══ RECORDED DATA ══

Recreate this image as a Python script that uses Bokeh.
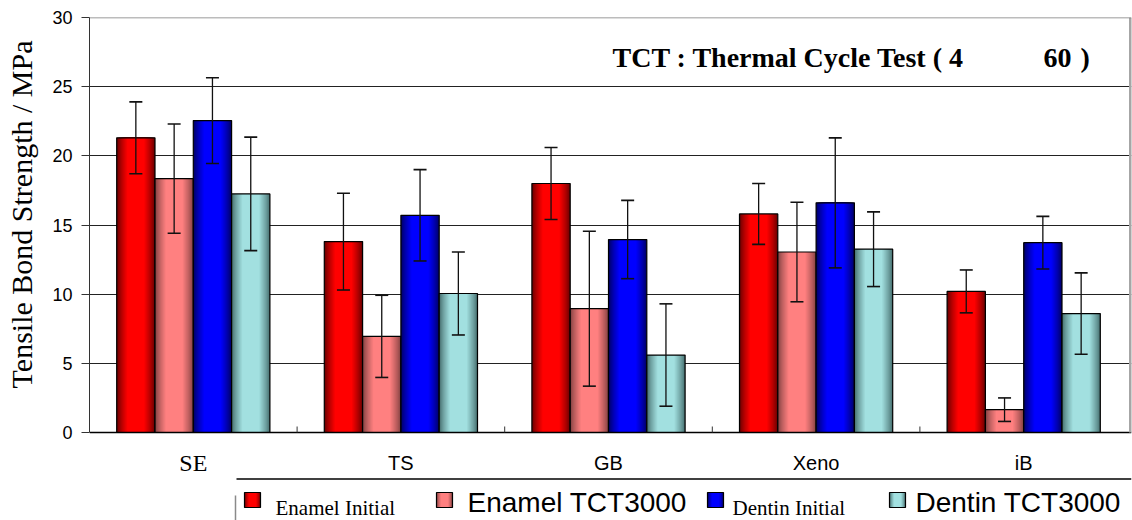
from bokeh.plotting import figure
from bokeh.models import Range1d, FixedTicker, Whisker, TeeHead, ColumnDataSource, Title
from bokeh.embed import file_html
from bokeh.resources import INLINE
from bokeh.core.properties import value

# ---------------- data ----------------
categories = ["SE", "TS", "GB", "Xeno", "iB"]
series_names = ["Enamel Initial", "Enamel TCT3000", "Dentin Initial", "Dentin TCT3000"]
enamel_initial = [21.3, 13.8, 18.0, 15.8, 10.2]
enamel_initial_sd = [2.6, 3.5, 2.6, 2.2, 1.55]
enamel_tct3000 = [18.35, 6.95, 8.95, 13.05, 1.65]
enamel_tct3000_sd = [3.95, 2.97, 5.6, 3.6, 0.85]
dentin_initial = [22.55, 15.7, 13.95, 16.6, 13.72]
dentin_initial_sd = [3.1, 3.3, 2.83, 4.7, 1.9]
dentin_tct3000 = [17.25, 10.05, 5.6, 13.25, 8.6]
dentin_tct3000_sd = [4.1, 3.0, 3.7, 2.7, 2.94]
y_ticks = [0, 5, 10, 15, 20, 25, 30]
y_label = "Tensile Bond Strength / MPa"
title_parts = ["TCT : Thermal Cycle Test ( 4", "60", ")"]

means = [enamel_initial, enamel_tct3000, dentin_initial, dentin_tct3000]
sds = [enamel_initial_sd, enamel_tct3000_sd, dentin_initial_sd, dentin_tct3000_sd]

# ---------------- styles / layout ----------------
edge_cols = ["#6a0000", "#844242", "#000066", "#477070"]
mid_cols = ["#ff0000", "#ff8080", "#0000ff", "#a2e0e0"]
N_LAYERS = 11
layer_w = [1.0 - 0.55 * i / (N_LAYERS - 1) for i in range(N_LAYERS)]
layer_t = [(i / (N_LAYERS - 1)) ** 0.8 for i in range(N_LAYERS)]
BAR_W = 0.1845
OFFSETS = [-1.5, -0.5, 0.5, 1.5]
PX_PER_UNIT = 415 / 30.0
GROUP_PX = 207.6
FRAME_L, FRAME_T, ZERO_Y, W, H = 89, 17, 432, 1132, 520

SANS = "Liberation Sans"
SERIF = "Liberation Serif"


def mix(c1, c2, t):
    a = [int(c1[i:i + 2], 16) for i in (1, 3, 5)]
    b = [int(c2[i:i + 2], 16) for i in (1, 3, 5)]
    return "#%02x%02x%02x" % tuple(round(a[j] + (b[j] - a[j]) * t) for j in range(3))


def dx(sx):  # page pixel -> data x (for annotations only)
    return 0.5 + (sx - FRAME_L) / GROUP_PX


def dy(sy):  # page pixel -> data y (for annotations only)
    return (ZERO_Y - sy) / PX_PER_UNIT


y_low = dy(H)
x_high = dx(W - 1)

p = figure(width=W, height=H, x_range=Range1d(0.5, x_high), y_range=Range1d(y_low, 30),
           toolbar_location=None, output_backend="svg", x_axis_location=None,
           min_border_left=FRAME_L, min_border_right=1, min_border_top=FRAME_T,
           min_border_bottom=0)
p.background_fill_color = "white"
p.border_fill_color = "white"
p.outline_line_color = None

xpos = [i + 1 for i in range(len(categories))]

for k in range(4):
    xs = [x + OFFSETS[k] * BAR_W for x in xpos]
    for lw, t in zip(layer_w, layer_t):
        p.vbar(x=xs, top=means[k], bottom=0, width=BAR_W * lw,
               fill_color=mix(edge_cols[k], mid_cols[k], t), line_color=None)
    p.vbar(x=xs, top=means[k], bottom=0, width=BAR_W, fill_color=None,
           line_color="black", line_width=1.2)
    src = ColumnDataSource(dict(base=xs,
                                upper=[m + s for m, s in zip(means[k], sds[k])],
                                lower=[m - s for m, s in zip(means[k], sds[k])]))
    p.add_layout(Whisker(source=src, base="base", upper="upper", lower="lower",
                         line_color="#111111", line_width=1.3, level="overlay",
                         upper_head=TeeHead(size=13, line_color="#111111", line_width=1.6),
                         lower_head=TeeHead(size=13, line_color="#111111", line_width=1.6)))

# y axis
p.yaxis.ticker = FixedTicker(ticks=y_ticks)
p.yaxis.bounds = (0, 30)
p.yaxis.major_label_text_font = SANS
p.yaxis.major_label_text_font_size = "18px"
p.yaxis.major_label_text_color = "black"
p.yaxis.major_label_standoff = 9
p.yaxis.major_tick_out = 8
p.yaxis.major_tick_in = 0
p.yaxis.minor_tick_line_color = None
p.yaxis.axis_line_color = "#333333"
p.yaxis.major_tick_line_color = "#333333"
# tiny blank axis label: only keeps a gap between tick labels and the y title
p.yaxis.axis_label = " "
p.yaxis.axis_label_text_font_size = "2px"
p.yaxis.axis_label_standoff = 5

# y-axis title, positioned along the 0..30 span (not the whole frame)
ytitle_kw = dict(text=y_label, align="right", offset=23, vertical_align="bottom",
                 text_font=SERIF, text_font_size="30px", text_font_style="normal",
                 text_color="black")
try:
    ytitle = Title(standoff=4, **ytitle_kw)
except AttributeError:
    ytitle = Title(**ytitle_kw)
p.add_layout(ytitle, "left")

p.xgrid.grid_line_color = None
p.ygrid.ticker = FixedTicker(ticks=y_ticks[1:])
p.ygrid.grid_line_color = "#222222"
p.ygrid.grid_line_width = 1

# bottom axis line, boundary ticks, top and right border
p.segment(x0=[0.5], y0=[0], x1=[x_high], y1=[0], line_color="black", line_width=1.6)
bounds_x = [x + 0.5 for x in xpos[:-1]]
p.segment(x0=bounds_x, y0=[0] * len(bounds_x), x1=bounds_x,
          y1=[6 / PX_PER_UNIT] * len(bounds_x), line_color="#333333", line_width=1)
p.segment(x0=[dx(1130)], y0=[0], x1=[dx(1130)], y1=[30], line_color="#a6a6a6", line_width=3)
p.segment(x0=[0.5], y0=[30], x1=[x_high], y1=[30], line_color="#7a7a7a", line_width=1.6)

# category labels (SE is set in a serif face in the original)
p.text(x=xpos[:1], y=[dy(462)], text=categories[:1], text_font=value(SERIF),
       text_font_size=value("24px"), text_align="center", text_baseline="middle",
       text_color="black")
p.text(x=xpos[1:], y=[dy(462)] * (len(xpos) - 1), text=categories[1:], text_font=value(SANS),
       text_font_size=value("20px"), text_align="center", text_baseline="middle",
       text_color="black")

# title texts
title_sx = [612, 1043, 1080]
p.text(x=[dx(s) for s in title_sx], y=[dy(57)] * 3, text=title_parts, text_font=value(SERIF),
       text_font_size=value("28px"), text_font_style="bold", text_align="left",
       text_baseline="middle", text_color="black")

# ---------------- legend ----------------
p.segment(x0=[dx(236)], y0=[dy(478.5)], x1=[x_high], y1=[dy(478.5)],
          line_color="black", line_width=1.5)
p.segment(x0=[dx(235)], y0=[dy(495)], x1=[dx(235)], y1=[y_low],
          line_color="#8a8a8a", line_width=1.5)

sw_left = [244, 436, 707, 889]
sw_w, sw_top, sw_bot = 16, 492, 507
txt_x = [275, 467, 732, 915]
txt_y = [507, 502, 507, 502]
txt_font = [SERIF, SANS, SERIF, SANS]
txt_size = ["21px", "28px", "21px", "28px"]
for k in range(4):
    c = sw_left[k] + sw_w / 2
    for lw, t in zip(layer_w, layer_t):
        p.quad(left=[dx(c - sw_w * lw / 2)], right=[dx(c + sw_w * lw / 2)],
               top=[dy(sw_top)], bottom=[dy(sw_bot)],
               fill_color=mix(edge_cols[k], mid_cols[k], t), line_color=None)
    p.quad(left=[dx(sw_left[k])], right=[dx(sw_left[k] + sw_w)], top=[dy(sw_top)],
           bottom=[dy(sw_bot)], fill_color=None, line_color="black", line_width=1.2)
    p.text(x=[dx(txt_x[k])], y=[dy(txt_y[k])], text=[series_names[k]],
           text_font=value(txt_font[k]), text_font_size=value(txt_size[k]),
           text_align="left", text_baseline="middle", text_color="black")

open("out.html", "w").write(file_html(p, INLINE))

═══
══ RECORDED DATA ══

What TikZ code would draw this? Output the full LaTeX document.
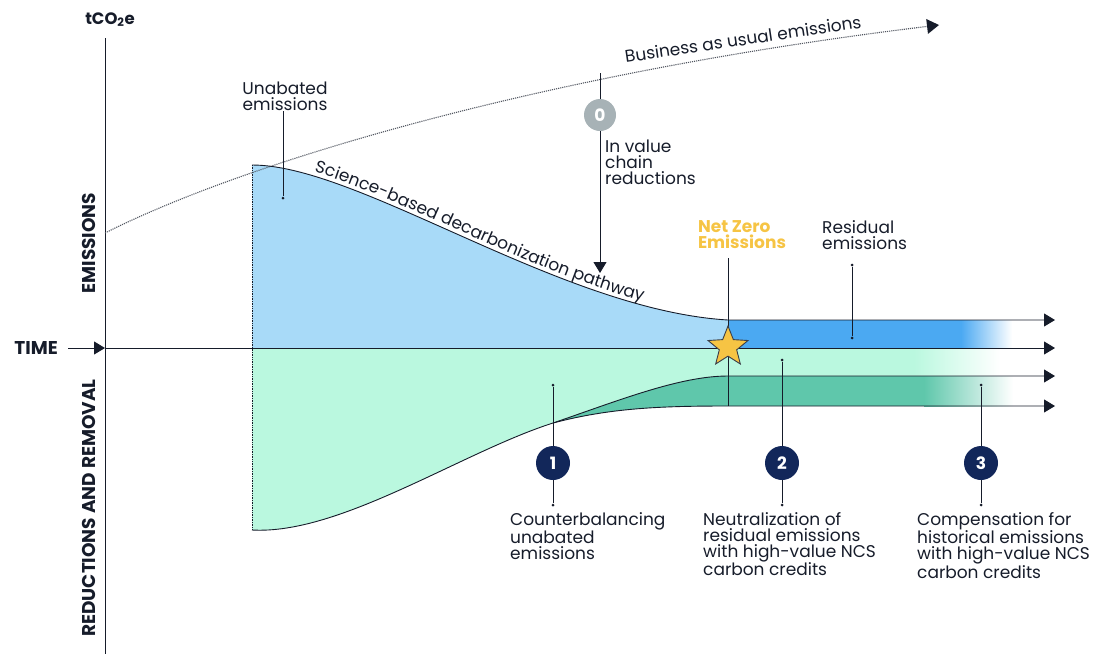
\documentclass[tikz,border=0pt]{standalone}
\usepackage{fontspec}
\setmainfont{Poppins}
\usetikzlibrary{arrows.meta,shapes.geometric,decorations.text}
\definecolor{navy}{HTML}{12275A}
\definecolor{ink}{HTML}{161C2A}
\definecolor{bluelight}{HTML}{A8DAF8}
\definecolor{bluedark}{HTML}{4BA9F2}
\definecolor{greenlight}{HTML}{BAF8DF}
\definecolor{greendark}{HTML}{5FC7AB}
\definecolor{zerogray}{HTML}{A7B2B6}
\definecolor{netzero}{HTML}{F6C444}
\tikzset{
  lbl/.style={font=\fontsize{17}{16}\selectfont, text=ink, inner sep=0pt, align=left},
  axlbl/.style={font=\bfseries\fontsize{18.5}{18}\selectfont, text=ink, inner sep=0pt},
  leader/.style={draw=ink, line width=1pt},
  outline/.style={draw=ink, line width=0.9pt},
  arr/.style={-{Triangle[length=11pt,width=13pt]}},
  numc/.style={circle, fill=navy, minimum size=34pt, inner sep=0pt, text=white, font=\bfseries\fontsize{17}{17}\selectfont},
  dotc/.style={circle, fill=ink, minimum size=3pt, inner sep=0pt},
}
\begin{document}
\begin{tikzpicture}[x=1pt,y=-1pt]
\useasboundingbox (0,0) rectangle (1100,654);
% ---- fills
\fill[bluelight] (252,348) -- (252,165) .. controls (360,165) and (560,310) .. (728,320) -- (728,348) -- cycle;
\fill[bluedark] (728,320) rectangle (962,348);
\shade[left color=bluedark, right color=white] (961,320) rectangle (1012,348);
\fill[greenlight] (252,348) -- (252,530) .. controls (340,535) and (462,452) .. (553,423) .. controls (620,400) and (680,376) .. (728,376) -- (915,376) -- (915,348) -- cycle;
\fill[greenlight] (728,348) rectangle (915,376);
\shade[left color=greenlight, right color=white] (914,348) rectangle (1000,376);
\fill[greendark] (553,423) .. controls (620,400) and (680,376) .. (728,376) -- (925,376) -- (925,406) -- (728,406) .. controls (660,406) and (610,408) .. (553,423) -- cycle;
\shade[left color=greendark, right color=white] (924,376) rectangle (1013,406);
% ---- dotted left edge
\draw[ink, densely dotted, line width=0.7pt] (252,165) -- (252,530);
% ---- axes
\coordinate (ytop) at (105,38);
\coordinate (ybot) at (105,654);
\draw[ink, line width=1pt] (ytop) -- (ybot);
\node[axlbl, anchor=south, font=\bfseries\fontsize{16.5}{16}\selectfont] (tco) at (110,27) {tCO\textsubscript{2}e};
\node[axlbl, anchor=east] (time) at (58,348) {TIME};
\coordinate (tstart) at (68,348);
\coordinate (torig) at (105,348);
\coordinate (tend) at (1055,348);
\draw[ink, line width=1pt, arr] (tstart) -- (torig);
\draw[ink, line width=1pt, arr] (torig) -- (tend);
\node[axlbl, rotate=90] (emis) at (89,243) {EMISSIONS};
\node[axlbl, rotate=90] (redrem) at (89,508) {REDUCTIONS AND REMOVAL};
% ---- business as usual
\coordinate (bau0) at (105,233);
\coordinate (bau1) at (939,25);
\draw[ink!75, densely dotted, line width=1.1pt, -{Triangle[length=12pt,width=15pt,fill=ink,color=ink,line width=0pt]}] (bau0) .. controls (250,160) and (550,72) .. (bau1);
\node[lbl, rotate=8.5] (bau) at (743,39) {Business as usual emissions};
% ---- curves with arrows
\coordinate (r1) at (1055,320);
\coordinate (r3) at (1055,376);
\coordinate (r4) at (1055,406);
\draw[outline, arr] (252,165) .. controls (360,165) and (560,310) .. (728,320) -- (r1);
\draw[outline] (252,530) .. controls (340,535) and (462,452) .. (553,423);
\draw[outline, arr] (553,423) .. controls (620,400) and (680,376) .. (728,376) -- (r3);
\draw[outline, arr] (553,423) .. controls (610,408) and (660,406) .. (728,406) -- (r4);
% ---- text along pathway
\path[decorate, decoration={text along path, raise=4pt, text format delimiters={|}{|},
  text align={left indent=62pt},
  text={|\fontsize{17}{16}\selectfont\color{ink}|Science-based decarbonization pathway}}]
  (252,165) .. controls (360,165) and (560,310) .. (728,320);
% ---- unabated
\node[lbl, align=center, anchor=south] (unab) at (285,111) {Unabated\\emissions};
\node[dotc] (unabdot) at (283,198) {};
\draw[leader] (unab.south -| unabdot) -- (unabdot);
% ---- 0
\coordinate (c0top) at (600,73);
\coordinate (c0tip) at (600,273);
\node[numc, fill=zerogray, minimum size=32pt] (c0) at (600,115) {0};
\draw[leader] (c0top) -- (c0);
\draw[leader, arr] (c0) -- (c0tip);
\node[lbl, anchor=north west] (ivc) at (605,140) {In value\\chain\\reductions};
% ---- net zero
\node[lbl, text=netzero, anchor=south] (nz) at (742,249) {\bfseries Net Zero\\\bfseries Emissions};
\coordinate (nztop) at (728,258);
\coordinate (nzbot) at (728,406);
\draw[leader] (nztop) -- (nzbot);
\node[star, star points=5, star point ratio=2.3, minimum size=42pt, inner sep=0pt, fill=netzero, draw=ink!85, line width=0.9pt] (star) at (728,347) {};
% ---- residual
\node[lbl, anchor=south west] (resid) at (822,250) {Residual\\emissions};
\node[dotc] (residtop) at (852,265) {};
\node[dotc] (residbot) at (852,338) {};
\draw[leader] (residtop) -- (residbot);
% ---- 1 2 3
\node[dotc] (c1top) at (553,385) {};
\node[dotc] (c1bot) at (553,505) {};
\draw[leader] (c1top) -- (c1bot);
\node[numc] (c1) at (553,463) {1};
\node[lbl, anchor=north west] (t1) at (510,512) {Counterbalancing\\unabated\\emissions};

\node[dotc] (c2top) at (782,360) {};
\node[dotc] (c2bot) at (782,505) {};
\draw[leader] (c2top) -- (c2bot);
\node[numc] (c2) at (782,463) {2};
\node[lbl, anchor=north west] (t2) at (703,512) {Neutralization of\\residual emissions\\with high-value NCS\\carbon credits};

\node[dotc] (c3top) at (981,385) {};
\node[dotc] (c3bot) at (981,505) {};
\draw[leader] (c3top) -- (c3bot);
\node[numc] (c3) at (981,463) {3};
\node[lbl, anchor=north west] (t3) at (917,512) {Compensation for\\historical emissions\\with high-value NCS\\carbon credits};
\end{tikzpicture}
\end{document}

═══

→ GIVEN EXERCISE
Find all the lines containing "this" in the material, then copy them.

→ SOLUTION TO THE EXERCISE
Recreate this image as a Python script that uses Bokeh.
What TikZ code would draw this? Output the full LaTeX document.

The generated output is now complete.